Para a antropóloga Edilene Conffaci de Lima, que assinou, em 2001, a Revisão do Componente Indígena do Estudo de Impacto Ambiental (EIA-RIMA) da BR-364, ao ocupar aquela área os Katukina apenas regressaram para uma terra que tinham morado no passado, de onde foram expulsos nos tempos das “correrias”.

Assim ficou conhecida a violenta expulsão dos indígenas de suas terra pelos seringalistas, que os vinham como ameaça e empecilho em seu processo de exploração da borracha na Amazônia. Indígenas eram torturados e mortos pelos capatazes dos seringalistas. Os Katukina - assim como todos os outros povos indígenas - também morriam por causa de doenças contraídas neste contato com os não índios.

Os que sobreviveram, fugiram para áreas mais remotas, longe da violência do homem branco. Uma delas foi a região do rio Gregório, em Tarauacá. Até hoje os Katukina têm aldeias por lá, formando, junto com os Yawanawa a Terra Indígena do Rio Gregório.

Quando escolheram ocupar as margens da rodovia, diz o estudo de Conffaci, os Katukina tinham como objetivo vender sua produção na cidade, além de poder ir a Cruzeiro do Sul comprar os alimentos industrializados. No começo moravam em uma única aldeia localizada mais para dentro da mata, próximo ao rio Campinas. Com a falência completa dos seringais no início da década de 1980, eles se dividiram em aldeias mais próximos da rodovia passando a desenvolver atividade mais agrícola.

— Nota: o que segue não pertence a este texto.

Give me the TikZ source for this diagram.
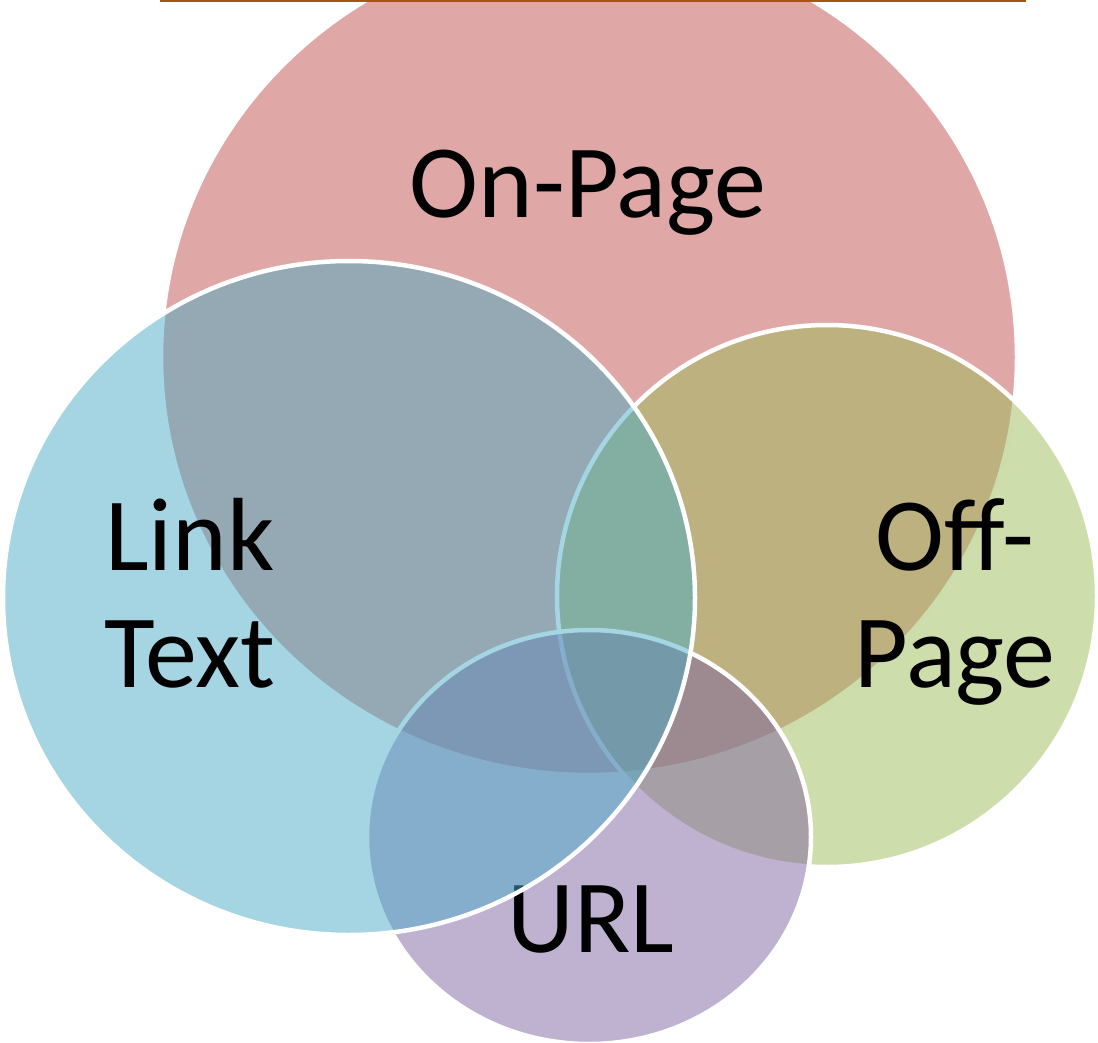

Foi por este tempo que se iniciou o processo de demarcação da terra indígena, sendo ela homologada apenas em 1993. Também durante a década 1990 teve começo as obras de pavimentação da BR-364 entre Rio Branco e Cruzeiro do Sul. Esta obra foi concluída por completa durante os 20 anos dos governos petistas no Acre. Estima-se que mais de um R$ 1 bilhão foi gasto na obra, com algumas denúncias de corrupção. Outras duas TIs estão sob área de influência da rodovia: a Kaxinawá da Colônia 27, em Tarauacá, e a Katukina Kaxinawá, em Feijó.

Dos mais de 600 km entre as duas maiores cidades do estado, só restou floresta intacta justamente no trecho onde está a Terra Indígena Campinas/Katukina. No restante o que antes era mata nativa agora são grandes fazendas de gado. Na Amazônia, as estradas são apontadas como as grandes propulsoras do desmatamento. Os Katukina do Acre, contudo, mantiveram protegido seu território mesmo com as ameaças constantes proporcionadas por uma rodovia pavimentada. A entrada de invasores para a prática da caça ilegal é a mais comum delas.

Após um longo período de sofrimento e direitos violados ao longos das últimas décadas, que o governo brasileiro, agora, em meio a uma pandemia, consiga garantir a proteção e saúde do povo Katukina. Para eles, esta proteção é mais do que uma garantia, é um dever do Estado.